--- Start ---

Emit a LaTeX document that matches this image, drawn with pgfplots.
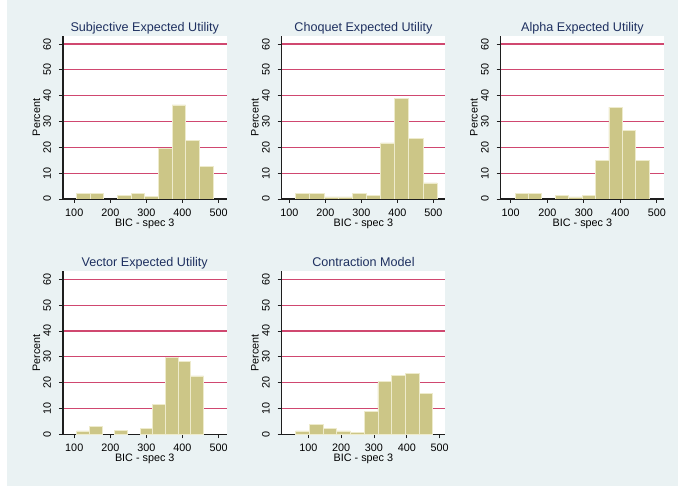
\documentclass[border=0pt]{standalone}
\usepackage{fontspec}
\setmainfont{Liberation Sans}
\usepackage{pgfplots}
\pgfplotsset{compat=1.18}

\definecolor{bgpanel}{RGB}{234,242,243}
\definecolor{titlenavy}{RGB}{30,48,96}
\definecolor{gridred}{RGB}{208,72,112}
\definecolor{barfill}{RGB}{204,198,135}
\definecolor{baredge}{RGB}{238,235,204}
\definecolor{axisgray}{RGB}{30,30,30}

\pgfplotsset{
  histpanel/.style={
    scale only axis,
    width=163.5pt, height=163pt,
    anchor=south west,
    axis x line*=bottom,
    axis y line*=left,
    axis line style={draw=axisgray, line width=1.4pt},
    y axis line style={draw=axisgray, line width=1.4pt},
    axis background/.style={fill=white},
    ymin=0, ymax=63.1,
    ytick={10,20,...,60},
    extra y ticks={0},
    extra y tick style={grid=none},
    xtick={100,200,...,500},
    ymajorgrids,
    major grid style={gridred, line width=1.1pt},
    tick align=outside,
    major tick length=4pt,
    tick style={axisgray, line width=0.9pt},
    /pgf/number format/assume math mode=true,
    ticklabel style={font=\fontsize{10.8}{12}\selectfont, black},
    yticklabel style={rotate=90, anchor=south},
    yticklabel shift=4.5pt,
    xticklabel shift=2.4pt,
    title style={font=\fontsize{12.6}{14}\selectfont, color=titlenavy,
                 at={(0.5,1)}, anchor=base, yshift=-1.5pt},
    label style={font=\fontsize{10.8}{12}\selectfont, black},
    xlabel={BIC - spec 3},
    ylabel={Percent},
    xlabel style={at={(axis description cs:0.5,-0.152)}, anchor=center},
    ylabel style={at={(axis description cs:-0.163,0.5)}, anchor=center},
  },
  histbars/.style={ybar, fill=barfill, draw=baredge, line width=0.8pt},
}

\begin{document}
\begin{tikzpicture}[x=1pt, y=1pt]
  % page background
  \fill[white] (0,0) rectangle (678,486);
  \fill[bgpanel] (7,0) rectangle (678,486);

  % Subjective Expected Utility
  \begin{axis}[histpanel, at={(63pt,287pt)},
      xmin=68.8, xmax=522.1,
      title={Subjective Expected Utility}]
    \addplot[histbars, bar width=37.8] coordinates {
      (125.4,2.2) (163.2,2.2) (238.8,1.5) (276.6,2.2) (314.4,0.9)
      (352.2,19.4) (390.0,36.4) (427.8,22.6) (465.6,12.5)};
  \end{axis}

  % Choquet Expected Utility
  \begin{axis}[histpanel, at={(281.7pt,287pt)},
      xmin=78.9, xmax=532.5,
      title={Choquet Expected Utility}]
    \addplot[histbars, bar width=39.25] coordinates {
      (137.2,2.2) (176.5,2.2) (215.7,0.8) (255.0,0.8) (294.2,2.2)
      (333.5,1.5) (372.7,21.7) (412.0,38.9) (451.2,23.3) (490.5,6.2)};
  \end{axis}

  % Alpha Expected Utility
  \begin{axis}[histpanel, at={(500.7pt,287pt)},
      xmin=72.6, xmax=520.0,
      title={Alpha Expected Utility}]
    \addplot[histbars, bar width=36.7] coordinates {
      (130.2,2.2) (166.9,2.2) (240.3,1.5) (277.0,0.8) (313.7,1.5)
      (350.4,14.8) (387.1,35.6) (423.8,26.4) (460.5,14.8)};
  \end{axis}

  % Vector Expected Utility
  \begin{axis}[histpanel, at={(63pt,51.7pt)},
      xmin=68.8, xmax=522.1,
      title={Vector Expected Utility}]
    \addplot[histbars, bar width=35.2] coordinates {
      (124.1,1.3) (159.3,3.0) (229.7,1.4) (300.1,2.2)
      (335.3,11.6) (370.5,29.6) (405.7,28.1) (440.9,22.6)};
  \end{axis}

  % Contraction Model
  \begin{axis}[histpanel, at={(281.7pt,51.7pt)},
      xmin=19.0, xmax=517.0,
      title={Contraction Model}]
    \addplot[histbars, bar width=41.8] coordinates {
      (82.2,1.3) (124.0,3.7) (165.8,2.2) (207.6,1.3) (249.4,0.8)
      (291.2,8.8) (333.0,20.3) (374.8,22.7) (416.6,23.4) (458.4,15.7)};
  \end{axis}
\end{tikzpicture}
\end{document}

--- End ---

- WORK INSTRUCTIONS
From the material above, copy everything exactly but the pictures.

- RESULT OF THE EXERCISE
Emit a LaTeX document that matches this image, drawn with pgfplots.
\documentclass[border=0pt]{standalone}
\usepackage{fontspec}
\setmainfont{Liberation Sans}
\usepackage{pgfplots}
\pgfplotsset{compat=1.18}

\definecolor{bgpanel}{RGB}{234,242,243}
\definecolor{titlenavy}{RGB}{30,48,96}
\definecolor{gridred}{RGB}{208,72,112}
\definecolor{barfill}{RGB}{204,198,135}
\definecolor{baredge}{RGB}{238,235,204}
\definecolor{axisgray}{RGB}{30,30,30}

\pgfplotsset{
  histpanel/.style={
    scale only axis,
    width=163.5pt, height=163pt,
    anchor=south west,
    axis x line*=bottom,
    axis y line*=left,
    axis line style={draw=axisgray, line width=1.4pt},
    y axis line style={draw=axisgray, line width=1.4pt},
    axis background/.style={fill=white},
    ymin=0, ymax=63.1,
    ytick={10,20,...,60},
    extra y ticks={0},
    extra y tick style={grid=none},
    xtick={100,200,...,500},
    ymajorgrids,
    major grid style={gridred, line width=1.1pt},
    tick align=outside,
    major tick length=4pt,
    tick style={axisgray, line width=0.9pt},
    /pgf/number format/assume math mode=true,
    ticklabel style={font=\fontsize{10.8}{12}\selectfont, black},
    yticklabel style={rotate=90, anchor=south},
    yticklabel shift=4.5pt,
    xticklabel shift=2.4pt,
    title style={font=\fontsize{12.6}{14}\selectfont, color=titlenavy,
                 at={(0.5,1)}, anchor=base, yshift=-1.5pt},
    label style={font=\fontsize{10.8}{12}\selectfont, black},
    xlabel={BIC - spec 3},
    ylabel={Percent},
    xlabel style={at={(axis description cs:0.5,-0.152)}, anchor=center},
    ylabel style={at={(axis description cs:-0.163,0.5)}, anchor=center},
  },
  histbars/.style={ybar, fill=barfill, draw=baredge, line width=0.8pt},
}

\begin{document}
\begin{tikzpicture}[x=1pt, y=1pt]
  % page background
  \fill[white] (0,0) rectangle (678,486);
  \fill[bgpanel] (7,0) rectangle (678,486);

  % Subjective Expected Utility
  \begin{axis}[histpanel, at={(63pt,287pt)},
      xmin=68.8, xmax=522.1,
      title={Subjective Expected Utility}]
    \addplot[histbars, bar width=37.8] coordinates {
      (125.4,2.2) (163.2,2.2) (238.8,1.5) (276.6,2.2) (314.4,0.9)
      (352.2,19.4) (390.0,36.4) (427.8,22.6) (465.6,12.5)};
  \end{axis}

  % Choquet Expected Utility
  \begin{axis}[histpanel, at={(281.7pt,287pt)},
      xmin=78.9, xmax=532.5,
      title={Choquet Expected Utility}]
    \addplot[histbars, bar width=39.25] coordinates {
      (137.2,2.2) (176.5,2.2) (215.7,0.8) (255.0,0.8) (294.2,2.2)
      (333.5,1.5) (372.7,21.7) (412.0,38.9) (451.2,23.3) (490.5,6.2)};
  \end{axis}

  % Alpha Expected Utility
  \begin{axis}[histpanel, at={(500.7pt,287pt)},
      xmin=72.6, xmax=520.0,
      title={Alpha Expected Utility}]
    \addplot[histbars, bar width=36.7] coordinates {
      (130.2,2.2) (166.9,2.2) (240.3,1.5) (277.0,0.8) (313.7,1.5)
      (350.4,14.8) (387.1,35.6) (423.8,26.4) (460.5,14.8)};
  \end{axis}

  % Vector Expected Utility
  \begin{axis}[histpanel, at={(63pt,51.7pt)},
      xmin=68.8, xmax=522.1,
      title={Vector Expected Utility}]
    \addplot[histbars, bar width=35.2] coordinates {
      (124.1,1.3) (159.3,3.0) (229.7,1.4) (300.1,2.2)
      (335.3,11.6) (370.5,29.6) (405.7,28.1) (440.9,22.6)};
  \end{axis}

  % Contraction Model
  \begin{axis}[histpanel, at={(281.7pt,51.7pt)},
      xmin=19.0, xmax=517.0,
      title={Contraction Model}]
    \addplot[histbars, bar width=41.8] coordinates {
      (82.2,1.3) (124.0,3.7) (165.8,2.2) (207.6,1.3) (249.4,0.8)
      (291.2,8.8) (333.0,20.3) (374.8,22.7) (416.6,23.4) (458.4,15.7)};
  \end{axis}
\end{tikzpicture}
\end{document}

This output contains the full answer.